As Hastings goes on to explain, this information forms the basis of Netflix’s recommendation algorithms. However, the company are also harvesting more varied types of data sets, and increasingly using these to inform purchasing and commissioning decisions – an example of what Philip M. Napoli has recently called the ‘algorithmic turn in media production’ (2014). The most regularly cited example of this in regards to Netflix was their acquisition of House of Cards. In this instance, Netflix didn’t use an algorithm to conceive the show but rather to determine whether or not the particular combination of stars, director, producer, plot and genre would prove popular amongst its subscribers. While precise viewing figures aren’t readily available (to media historians, at least), House of Cards’ average rating of 4.5 stars, which is based on more than six million Netflix reviews, suggests, if anything, that the algorithm was right.
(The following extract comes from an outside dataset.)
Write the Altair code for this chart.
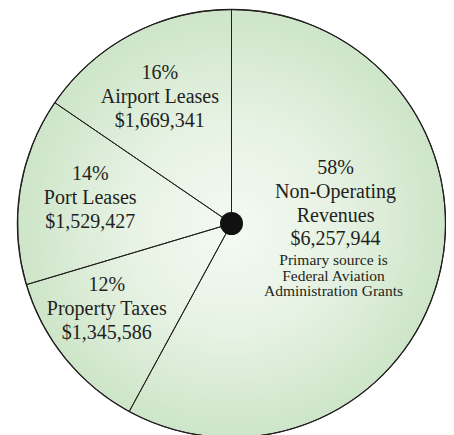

Clearly, we haven’t reached the stage where algorithms will entirely replace creative decisions – nor do I think we ever will. Nevertheless, these examples suggest that “big data” is playing an increasingly significant role in the organisation, delivery, commissioning, promotion and purchasing of digital television. At the same time, however, there exists a very problematic “data divide” in which distributors such as Netflix are not only gathering large quantities of information from their subscribers but are keeping this data to themselves. Simply gaining access to this information won’t necessarily solve the problem. As Andrejevic (2014: 1676) notes, in contrast to large organisations, most individuals are generally not equipped to interpret such large bodies of information. Within the field of television studies, we tend to think of ourselves as “researchers”. However, as “big data” continues to make inroads within the media industries, we may need to add new skills such as “data mining” and “sentiment analysis” to our résumés.
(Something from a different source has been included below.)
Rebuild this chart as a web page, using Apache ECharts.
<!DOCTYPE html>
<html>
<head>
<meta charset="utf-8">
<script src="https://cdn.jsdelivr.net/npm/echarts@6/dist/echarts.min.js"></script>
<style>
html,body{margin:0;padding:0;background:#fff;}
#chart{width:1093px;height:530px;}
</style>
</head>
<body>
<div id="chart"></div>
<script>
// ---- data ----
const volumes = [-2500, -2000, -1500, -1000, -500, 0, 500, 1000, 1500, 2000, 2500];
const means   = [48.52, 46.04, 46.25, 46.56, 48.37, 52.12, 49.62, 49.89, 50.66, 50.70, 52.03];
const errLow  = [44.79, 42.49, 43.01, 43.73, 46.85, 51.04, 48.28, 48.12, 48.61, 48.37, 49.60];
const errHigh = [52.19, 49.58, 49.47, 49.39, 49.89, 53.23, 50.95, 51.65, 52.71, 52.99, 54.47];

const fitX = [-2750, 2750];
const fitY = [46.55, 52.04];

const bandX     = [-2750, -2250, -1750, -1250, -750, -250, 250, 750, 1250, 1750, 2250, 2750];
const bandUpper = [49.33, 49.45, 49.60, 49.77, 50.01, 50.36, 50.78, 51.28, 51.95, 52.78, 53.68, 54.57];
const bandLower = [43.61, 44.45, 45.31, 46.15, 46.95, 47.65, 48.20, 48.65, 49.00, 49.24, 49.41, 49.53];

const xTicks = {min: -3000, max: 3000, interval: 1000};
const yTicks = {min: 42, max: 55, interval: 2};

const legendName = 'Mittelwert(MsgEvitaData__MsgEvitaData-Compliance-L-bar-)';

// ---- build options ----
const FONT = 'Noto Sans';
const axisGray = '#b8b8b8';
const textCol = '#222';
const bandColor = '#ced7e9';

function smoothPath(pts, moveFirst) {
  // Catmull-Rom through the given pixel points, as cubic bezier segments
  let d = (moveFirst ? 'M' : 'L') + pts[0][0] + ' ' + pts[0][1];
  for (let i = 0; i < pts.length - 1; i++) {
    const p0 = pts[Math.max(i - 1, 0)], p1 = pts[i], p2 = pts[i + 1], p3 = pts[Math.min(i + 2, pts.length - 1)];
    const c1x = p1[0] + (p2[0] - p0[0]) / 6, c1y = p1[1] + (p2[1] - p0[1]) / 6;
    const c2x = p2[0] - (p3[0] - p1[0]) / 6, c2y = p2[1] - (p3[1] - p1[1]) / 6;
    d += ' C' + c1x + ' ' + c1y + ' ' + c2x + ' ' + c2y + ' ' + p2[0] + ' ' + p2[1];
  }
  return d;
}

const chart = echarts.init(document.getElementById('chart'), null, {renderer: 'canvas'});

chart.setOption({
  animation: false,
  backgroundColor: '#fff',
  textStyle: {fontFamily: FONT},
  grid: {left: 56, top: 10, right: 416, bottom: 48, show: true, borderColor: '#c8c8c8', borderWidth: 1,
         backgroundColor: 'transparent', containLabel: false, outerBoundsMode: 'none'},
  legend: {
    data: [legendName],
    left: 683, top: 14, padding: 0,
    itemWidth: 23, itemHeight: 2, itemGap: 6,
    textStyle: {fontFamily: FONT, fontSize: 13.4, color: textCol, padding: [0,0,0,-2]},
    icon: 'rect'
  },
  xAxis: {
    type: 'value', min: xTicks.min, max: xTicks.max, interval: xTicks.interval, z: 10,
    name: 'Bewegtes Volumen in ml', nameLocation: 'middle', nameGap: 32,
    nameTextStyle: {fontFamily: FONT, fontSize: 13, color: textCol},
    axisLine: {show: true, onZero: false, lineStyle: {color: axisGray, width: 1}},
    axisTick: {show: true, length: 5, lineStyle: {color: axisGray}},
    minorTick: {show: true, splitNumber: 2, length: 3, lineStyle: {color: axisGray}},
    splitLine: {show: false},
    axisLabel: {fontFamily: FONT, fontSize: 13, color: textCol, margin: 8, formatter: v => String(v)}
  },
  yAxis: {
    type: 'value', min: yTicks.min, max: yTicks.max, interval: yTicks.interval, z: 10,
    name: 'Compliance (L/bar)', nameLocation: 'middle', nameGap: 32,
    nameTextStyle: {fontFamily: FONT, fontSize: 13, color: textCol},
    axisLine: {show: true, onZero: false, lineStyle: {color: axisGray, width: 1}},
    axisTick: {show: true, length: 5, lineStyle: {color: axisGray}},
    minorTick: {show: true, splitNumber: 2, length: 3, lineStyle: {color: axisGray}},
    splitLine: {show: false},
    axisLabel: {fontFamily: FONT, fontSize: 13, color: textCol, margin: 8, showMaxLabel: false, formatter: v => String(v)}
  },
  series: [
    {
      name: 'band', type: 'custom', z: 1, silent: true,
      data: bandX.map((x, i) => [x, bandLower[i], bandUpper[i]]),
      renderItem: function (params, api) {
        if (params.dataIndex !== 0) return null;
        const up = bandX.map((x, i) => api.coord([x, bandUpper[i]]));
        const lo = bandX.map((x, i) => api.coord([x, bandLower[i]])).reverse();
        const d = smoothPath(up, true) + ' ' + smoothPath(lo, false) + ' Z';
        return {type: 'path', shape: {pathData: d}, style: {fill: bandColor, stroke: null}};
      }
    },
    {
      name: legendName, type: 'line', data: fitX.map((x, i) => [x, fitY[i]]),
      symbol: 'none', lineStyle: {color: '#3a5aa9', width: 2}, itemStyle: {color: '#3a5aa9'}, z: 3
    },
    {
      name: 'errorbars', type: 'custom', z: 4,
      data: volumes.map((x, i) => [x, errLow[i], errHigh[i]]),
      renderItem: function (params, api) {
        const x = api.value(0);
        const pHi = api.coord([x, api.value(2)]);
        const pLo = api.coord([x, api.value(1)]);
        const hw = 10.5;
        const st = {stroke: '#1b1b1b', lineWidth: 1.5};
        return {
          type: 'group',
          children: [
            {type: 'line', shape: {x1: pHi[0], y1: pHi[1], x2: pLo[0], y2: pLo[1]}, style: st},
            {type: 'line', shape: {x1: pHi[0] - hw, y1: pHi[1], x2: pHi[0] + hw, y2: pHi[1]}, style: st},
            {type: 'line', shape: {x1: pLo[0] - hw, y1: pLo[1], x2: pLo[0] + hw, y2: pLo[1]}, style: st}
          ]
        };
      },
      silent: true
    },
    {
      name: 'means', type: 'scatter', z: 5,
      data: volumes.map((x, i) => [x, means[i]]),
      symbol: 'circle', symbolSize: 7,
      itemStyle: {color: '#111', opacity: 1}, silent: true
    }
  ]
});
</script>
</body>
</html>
It’s difficult to draw any conclusions about what this might mean for the future of television history, not least because we’re still in the midst of these changes. Perhaps, though, by drawing attention to the precarious nature of digital television culture as well as the various advantages and limitations of “big data”, we might be better equipped to prevent a “scholarly dark age” for future television historians.
JP Kelly is a lecturer in film and television at Royal Holloway, University of London. He has published work on the emerging economies of online TV in Ephemeral Media (BFI, 2011) and on television seriality in Time in Television Narrative (Mississippi University Press, 2012). His current research explores a number of interrelated issues including the development of narrative form in television, issues around digital memory and digital preservation, and the relationship between TV and “big data”. He still hasn’t watched House of Cards despite the best efforts of the Netflix algorithm to convince him otherwise.
 These issues are also being recognised within academia. One of Debra Ramsay’s recent contributions to CST, for instance, refers to what Amy Holdsworth and Andrew Hoskins have called the ‘digital archival myth of total access and accumulation’ (forthcoming: 31).
 Incidentally, volume and variety constitute two of the “four Vs” that pose the greatest methodological challenges for those working with big data – the other two being the velocity of information, and the veracity of information. For more on this, see Bizer, Boncz, Brodie and Erling (2012).
 Somewhat ironically, the article in which Andrejevic explores these issues of access is openly available to read here.